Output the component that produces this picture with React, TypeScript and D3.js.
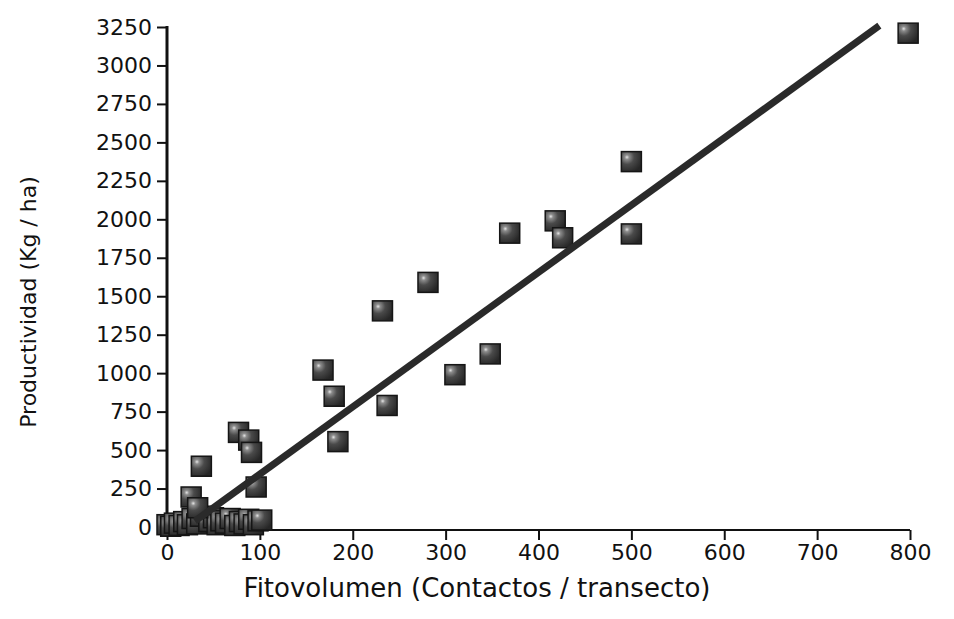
import React, { useEffect, useRef } from "react";
import * as d3 from "d3";

// Fitovolumen (contactos / transecto) per sample
const fitovolumen = [
  798, 500, 500, 418, 426, 369, 281, 232, 310, 348, 168, 180, 237, 184, 77, 88, 91, 37, 96, 26,
  0, 4, 8, 13, 18, 22, 27, 32, 36, 45, 50, 54, 58, 63, 68, 73, 78, 83, 88, 93, 98, 102, 33,
];
// Productividad (kg / ha) per sample
const productividad = [
  3210, 2375, 1905, 1990, 1880, 1910, 1590, 1405, 990, 1125, 1020, 850, 790, 555, 615, 565, 485, 395, 260, 195,
  15, 5, 25, 10, 35, 15, 55, 20, 70, 35, 60, 15, 40, 25, 55, 10, 35, 20, 50, 15, 40, 45, 125,
];

// Linear fit
const fitSlope = 4.37;
const fitIntercept = -93;
const fitRange = [30, 767];

const xTicks = [0, 100, 200, 300, 400, 500, 600, 700, 800];
const yTicks = [0, 250, 500, 750, 1000, 1250, 1500, 1750, 2000, 2250, 2500, 2750, 3000, 3250];

const W = 954;
const H = 619;
const FONT = "'DejaVu Sans', sans-serif";

export default function App() {
  const ref = useRef<SVGSVGElement | null>(null);

  useEffect(() => {
    const svg = d3.select(ref.current);
    svg.selectAll("*").remove();

    const x = d3.scaleLinear().domain([0, 800]).range([167, 910]);
    const y = d3.scaleLinear().domain([0, 3250]).range([527, 27]);
    const axisY = 530;

    const defs = svg.append("defs");
    const grad = defs
      .append("radialGradient")
      .attr("id", "mk")
      .attr("cx", "28%")
      .attr("cy", "28%")
      .attr("r", "80%");
    grad.append("stop").attr("offset", "0%").attr("stop-color", "#e6e6e6");
    grad.append("stop").attr("offset", "14%").attr("stop-color", "#8c8c8c");
    grad.append("stop").attr("offset", "45%").attr("stop-color", "#4a4a4a");
    grad.append("stop").attr("offset", "100%").attr("stop-color", "#262626");

    // y axis
    const gy = svg.append("g").attr("transform", `translate(${x(0)},0)`);
    gy.call(
      d3
        .axisLeft(y)
        .tickValues(yTicks)
        .tickSize(10)
        .tickPadding(5)
        .tickFormat((d) => String(d))
    );
    gy.select(".domain").remove();
    gy.selectAll(".tick line").attr("stroke", "#111").attr("stroke-width", 2);
    gy.selectAll(".tick text")
      .attr("font-family", FONT)
      .attr("font-size", 22)
      .attr("fill", "#111");

    // x axis
    const gx = svg.append("g").attr("transform", `translate(0,${axisY})`);
    gx.call(
      d3
        .axisBottom(x)
        .tickValues(xTicks)
        .tickSize(10)
        .tickPadding(4)
        .tickFormat((d) => String(d))
    );
    gx.select(".domain").remove();
    gx.selectAll(".tick line").attr("stroke", "#111").attr("stroke-width", 2);
    gx.selectAll(".tick text")
      .attr("font-family", FONT)
      .attr("font-size", 22)
      .attr("fill", "#111");

    // axis lines
    svg
      .append("line")
      .attr("x1", x(0))
      .attr("x2", x(0))
      .attr("y1", y(3250) - 1)
      .attr("y2", axisY)
      .attr("stroke", "#111")
      .attr("stroke-width", 3);
    svg
      .append("line")
      .attr("x1", x(0))
      .attr("x2", x(800))
      .attr("y1", axisY)
      .attr("y2", axisY)
      .attr("stroke", "#111")
      .attr("stroke-width", 2);

    // markers
    const pts = fitovolumen.map((v, i) => ({ fx: v, py: productividad[i] }));
    const s = 20;
    svg
      .append("g")
      .selectAll("rect")
      .data(pts)
      .join("rect")
      .attr("x", (d) => x(d.fx) - s / 2)
      .attr("y", (d) => y(d.py) - s / 2)
      .attr("width", s)
      .attr("height", s)
      .attr("fill", "url(#mk)")
      .attr("stroke", "#151515")
      .attr("stroke-width", 1.5);

    // regression line
    const line = d3
      .line<number>()
      .x((d) => x(d))
      .y((d) => y(fitSlope * d + fitIntercept));
    svg
      .append("path")
      .attr("d", line(fitRange))
      .attr("stroke", "#2a2a2a")
      .attr("stroke-width", 7)
      .attr("fill", "none");

    // axis titles
    svg
      .append("text")
      .attr("x", 477)
      .attr("y", 597)
      .attr("text-anchor", "middle")
      .attr("font-family", FONT)
      .attr("font-size", 26)
      .attr("fill", "#111")
      .text("Fitovolumen (Contactos / transecto)");
    svg
      .append("text")
      .attr("transform", `translate(36,302) rotate(-90)`)
      .attr("text-anchor", "middle")
      .attr("font-family", FONT)
      .attr("font-size", 22)
      .attr("fill", "#111")
      .text("Productividad (Kg / ha)");
  }, []);

  return (
    <svg
      ref={ref}
      width={W}
      height={H}
      style={{ position: "absolute", left: 0, top: 0, background: "#fff" }}
    />
  );
}
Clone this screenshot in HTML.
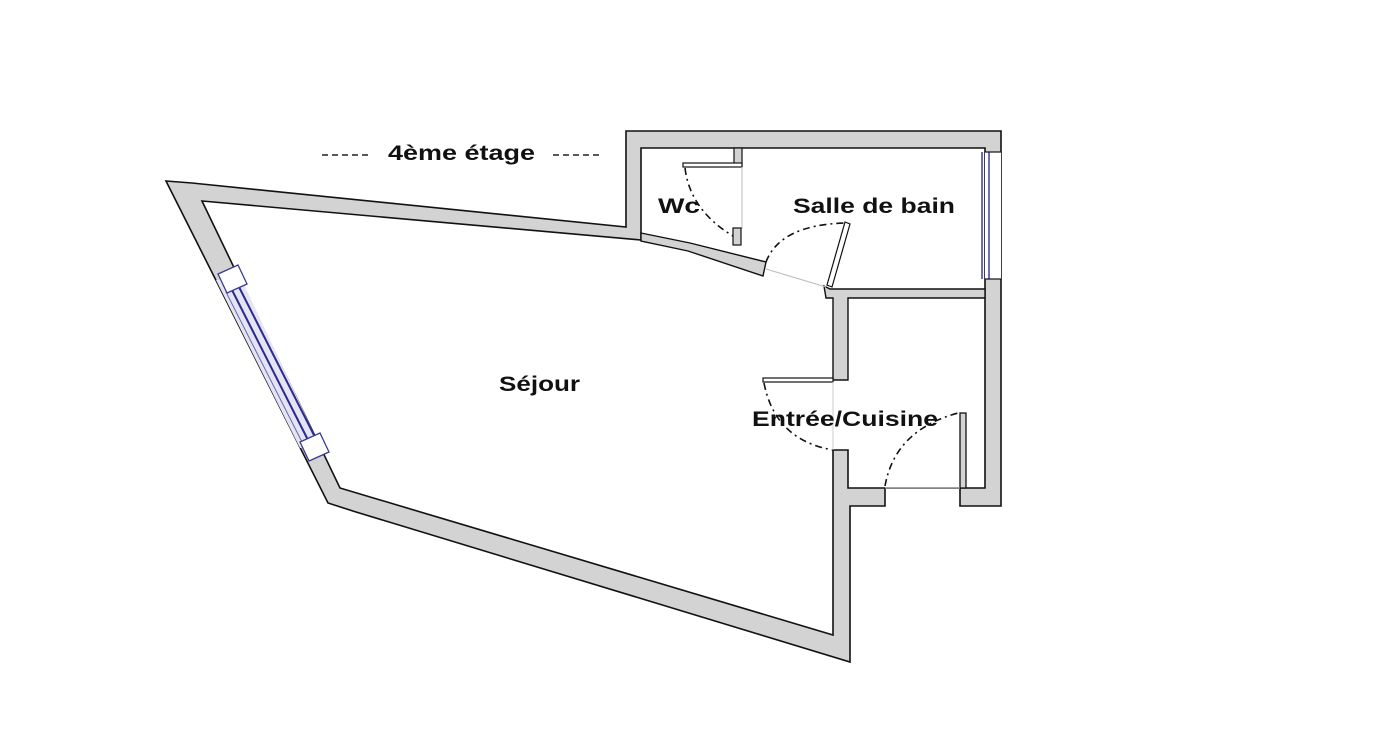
<!DOCTYPE html>
<html><head><meta charset="utf-8"><style>
html,body{margin:0;padding:0;background:#fff;}
svg{display:block;}
text{font-family:"Liberation Sans","DejaVu Sans",sans-serif;font-weight:bold;fill:#111;}
</style></head><body>
<svg width="1396" height="732" viewBox="0 0 1396 732" xmlns="http://www.w3.org/2000/svg">
<polygon points="166,181 192,183 626,227 626,131 1001,131 1001,506 960,506 960,488 885,488 885,506 850,506 850,662 356,512 328,503" fill="#d3d3d3" stroke="#111" stroke-width="1.6"/>
<polygon points="202,201 641,240 641,148 985,148 985,488 848,488 848,450 833,450 833,635 340,488" fill="#fff" stroke="#111" stroke-width="1.6"/>
<polygon points="641,233 690,243 766,262 763,276 688,251 641,241" fill="#d3d3d3" stroke="#111" stroke-width="1.4"/>
<polygon points="824,286 830,289 985,289 985,298 848,298 848,380 833,380 833,298 826,298" fill="#d3d3d3" stroke="#111" stroke-width="1.4"/>
<rect x="960" y="413" width="6" height="75" fill="#d3d3d3" stroke="#111" stroke-width="1.3"/>
<rect x="985" y="152" width="16" height="127" fill="#fff"/>
<line x1="982" y1="152" x2="982" y2="279" stroke="#3a3aa0" stroke-width="1.5"/>
<line x1="989" y1="152" x2="989" y2="279" stroke="#3a3aa0" stroke-width="1.5"/>
<line x1="985" y1="152" x2="1001" y2="152" stroke="#111" stroke-width="1.2"/>
<line x1="985" y1="279" x2="1001" y2="279" stroke="#111" stroke-width="1.2"/>
<rect x="734" y="148" width="8" height="17" fill="#d3d3d3" stroke="#111" stroke-width="1.2"/>
<rect x="683" y="163" width="59" height="4" fill="#fff" stroke="#111" stroke-width="1.2"/>
<line x1="742" y1="167" x2="742" y2="229" stroke="#bbb" stroke-width="1"/>
<rect x="733" y="228" width="8" height="17" fill="#d3d3d3" stroke="#111" stroke-width="1.2"/>
<polygon points="845,222 850,224 832,287 827,285" fill="#fff" stroke="#111" stroke-width="1.2"/>
<line x1="766" y1="269" x2="826" y2="287" stroke="#bbb" stroke-width="1"/>
<g fill="none" stroke="#111" stroke-width="1.6" stroke-dasharray="7,4,2,4">
<path d="M685,168 Q690,210 733,236"/>
<path d="M766,262 Q780,225 845,223"/>
<path d="M764,383 Q775,440 833,450"/>
<path d="M885,486 Q895,430 958,413"/>
</g>
<rect x="763" y="378" width="70" height="4" fill="#fff" stroke="#111" stroke-width="1.2"/>
<line x1="833" y1="382" x2="833" y2="450" stroke="#ccc" stroke-width="1"/>
<line x1="885" y1="488" x2="960" y2="488" stroke="#bbb" stroke-width="1"/>
<polygon points="216,280 240,276 320,446 300,448" fill="#e4e4f2"/>
<line x1="232" y1="290" x2="308" y2="440" stroke="#2a2a90" stroke-width="2"/>
<line x1="239" y1="287" x2="315" y2="437" stroke="#2a2a90" stroke-width="2"/>
<line x1="226" y1="292" x2="302" y2="442" stroke="#6a6ab0" stroke-width="1"/>
<polygon points="218,274 238,265 247,284 227,293" fill="#fff" stroke="#3a3a90" stroke-width="1.3"/>
<polygon points="300,442 320,433 329,452 309,461" fill="#fff" stroke="#3a3a90" stroke-width="1.3"/>
<line x1="322" y1="155" x2="370" y2="155" stroke="#222" stroke-width="1.5" stroke-dasharray="6,4"/>
<line x1="553" y1="155" x2="602" y2="155" stroke="#222" stroke-width="1.5" stroke-dasharray="6,4"/>
<text x="388" y="160" font-size="21" textLength="147" lengthAdjust="spacingAndGlyphs">4ème étage</text>
<text x="658" y="213" font-size="21" textLength="42" lengthAdjust="spacingAndGlyphs">Wc</text>
<text x="793" y="213" font-size="21" textLength="162" lengthAdjust="spacingAndGlyphs">Salle de bain</text>
<text x="499" y="391" font-size="21" textLength="81" lengthAdjust="spacingAndGlyphs">Séjour</text>
<text x="752" y="426" font-size="21" textLength="186" lengthAdjust="spacingAndGlyphs">Entrée/Cuisine</text>
</svg>
</body></html>
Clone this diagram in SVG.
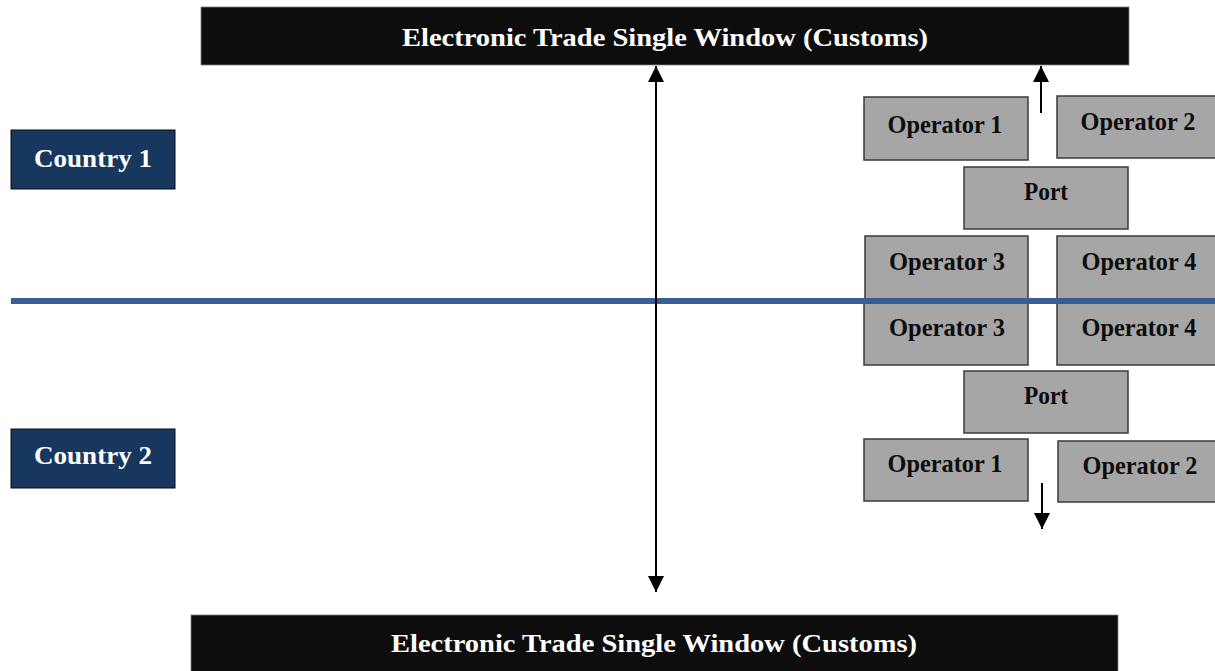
<svg xmlns="http://www.w3.org/2000/svg" width="1215" height="671" viewBox="0 0 1215 671">
<style>
text{font-family:"Liberation Serif","DejaVu Serif",serif;font-weight:bold;text-anchor:middle;dominant-baseline:central}
.bar{fill:#0d0d0d;stroke:#7f7f7f;stroke-width:0.8}
.bar-t{fill:#ffffff;font-size:26px}
.cty{fill:#17375e;stroke:#0d0d0d;stroke-width:1}
.cty-t{fill:#ffffff;font-size:26px}
.op{fill:#a6a6a6;stroke:#3a3a3a;stroke-width:1.5}
.op-t{fill:#0d0d0d;font-size:25px}
.ln{stroke:#000;stroke-width:2;fill:none}
</style>
<defs>
<marker id="ah2" viewBox="0 0 10 10" refX="10" refY="5" markerWidth="16" markerHeight="16" markerUnits="userSpaceOnUse" orient="auto-start-reverse">
<path d="M0,0 L10,5 L0,10 z" fill="#000"/>
</marker>
</defs>
<rect width="1215" height="671" fill="#ffffff"/>
<g id="top-window"><rect class="bar" x="201" y="7" width="928" height="58"/><text class="bar-t" x="665" y="37" textLength="526" lengthAdjust="spacingAndGlyphs">Electronic Trade Single Window (Customs)</text></g>
<g id="bottom-window"><rect class="bar" x="191" y="615" width="927" height="58"/><text class="bar-t" x="654" y="643" textLength="526" lengthAdjust="spacingAndGlyphs">Electronic Trade Single Window (Customs)</text></g>
<g id="country1"><rect class="cty" x="11" y="130" width="164" height="59"/><text class="cty-t" x="93" y="158" textLength="118" lengthAdjust="spacingAndGlyphs">Country 1</text></g>
<g id="country2"><rect class="cty" x="11" y="429" width="164" height="59"/><text class="cty-t" x="93" y="455" textLength="118" lengthAdjust="spacingAndGlyphs">Country 2</text></g>
<g id="c1-op1"><rect class="op" x="864" y="97" width="164" height="63"/><text class="op-t" x="945" y="124" textLength="115" lengthAdjust="spacingAndGlyphs">Operator 1</text></g>
<g id="c1-op2"><rect class="op" x="1057" y="96" width="164" height="62"/><text class="op-t" x="1138" y="121" textLength="115" lengthAdjust="spacingAndGlyphs">Operator 2</text></g>
<g id="c1-port"><rect class="op" x="964" y="167" width="164" height="62"/><text class="op-t" x="1046" y="191" textLength="44" lengthAdjust="spacingAndGlyphs">Port</text></g>
<g id="c1-op3"><rect class="op" x="865" y="236" width="163" height="64"/><text class="op-t" x="947" y="261" textLength="116" lengthAdjust="spacingAndGlyphs">Operator 3</text></g>
<g id="c1-op4"><rect class="op" x="1057" y="236" width="164" height="64"/><text class="op-t" x="1139" y="261" textLength="115" lengthAdjust="spacingAndGlyphs">Operator 4</text></g>
<g id="c2-op3"><rect class="op" x="864" y="302" width="164" height="63"/><text class="op-t" x="947" y="327" textLength="116" lengthAdjust="spacingAndGlyphs">Operator 3</text></g>
<g id="c2-op4"><rect class="op" x="1057" y="302" width="164" height="63"/><text class="op-t" x="1139" y="327" textLength="115" lengthAdjust="spacingAndGlyphs">Operator 4</text></g>
<g id="c2-port"><rect class="op" x="964" y="371" width="164" height="62"/><text class="op-t" x="1046" y="395" textLength="44" lengthAdjust="spacingAndGlyphs">Port</text></g>
<g id="c2-op1"><rect class="op" x="864" y="439" width="164" height="62"/><text class="op-t" x="945" y="463" textLength="115" lengthAdjust="spacingAndGlyphs">Operator 1</text></g>
<g id="c2-op2"><rect class="op" x="1058" y="441" width="164" height="61"/><text class="op-t" x="1140" y="465" textLength="115" lengthAdjust="spacingAndGlyphs">Operator 2</text></g>
<g id="border"><line x1="11" y1="301" x2="1215" y2="301" stroke="#376092" stroke-width="6"/></g>
<g id="connectors">
<line class="ln" x1="656" y1="66" x2="656" y2="592" marker-start="url(#ah2)" marker-end="url(#ah2)"/>
<line class="ln" x1="1041" y1="113" x2="1041" y2="66" marker-end="url(#ah2)"/>
<line class="ln" x1="1042" y1="483" x2="1042" y2="529" marker-end="url(#ah2)"/>
</g>
</svg>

----

■ **EXERCISE BRIEF**
Begin at the first line of the records and please reproduce every line exactly through the one containing "const axisY = 530;", leaving all pictures out.

■ **RESULT**
Output the component that produces this picture with React, TypeScript and D3.js.
import React, { useEffect, useRef } from "react";
import * as d3 from "d3";

// Fitovolumen (contactos / transecto) per sample
const fitovolumen = [
  798, 500, 500, 418, 426, 369, 281, 232, 310, 348, 168, 180, 237, 184, 77, 88, 91, 37, 96, 26,
  0, 4, 8, 13, 18, 22, 27, 32, 36, 45, 50, 54, 58, 63, 68, 73, 78, 83, 88, 93, 98, 102, 33,
];
// Productividad (kg / ha) per sample
const productividad = [
  3210, 2375, 1905, 1990, 1880, 1910, 1590, 1405, 990, 1125, 1020, 850, 790, 555, 615, 565, 485, 395, 260, 195,
  15, 5, 25, 10, 35, 15, 55, 20, 70, 35, 60, 15, 40, 25, 55, 10, 35, 20, 50, 15, 40, 45, 125,
];

// Linear fit
const fitSlope = 4.37;
const fitIntercept = -93;
const fitRange = [30, 767];

const xTicks = [0, 100, 200, 300, 400, 500, 600, 700, 800];
const yTicks = [0, 250, 500, 750, 1000, 1250, 1500, 1750, 2000, 2250, 2500, 2750, 3000, 3250];

const W = 954;
const H = 619;
const FONT = "'DejaVu Sans', sans-serif";

export default function App() {
  const ref = useRef<SVGSVGElement | null>(null);

  useEffect(() => {
    const svg = d3.select(ref.current);
    svg.selectAll("*").remove();

    const x = d3.scaleLinear().domain([0, 800]).range([167, 910]);
    const y = d3.scaleLinear().domain([0, 3250]).range([527, 27]);
    const axisY = 530;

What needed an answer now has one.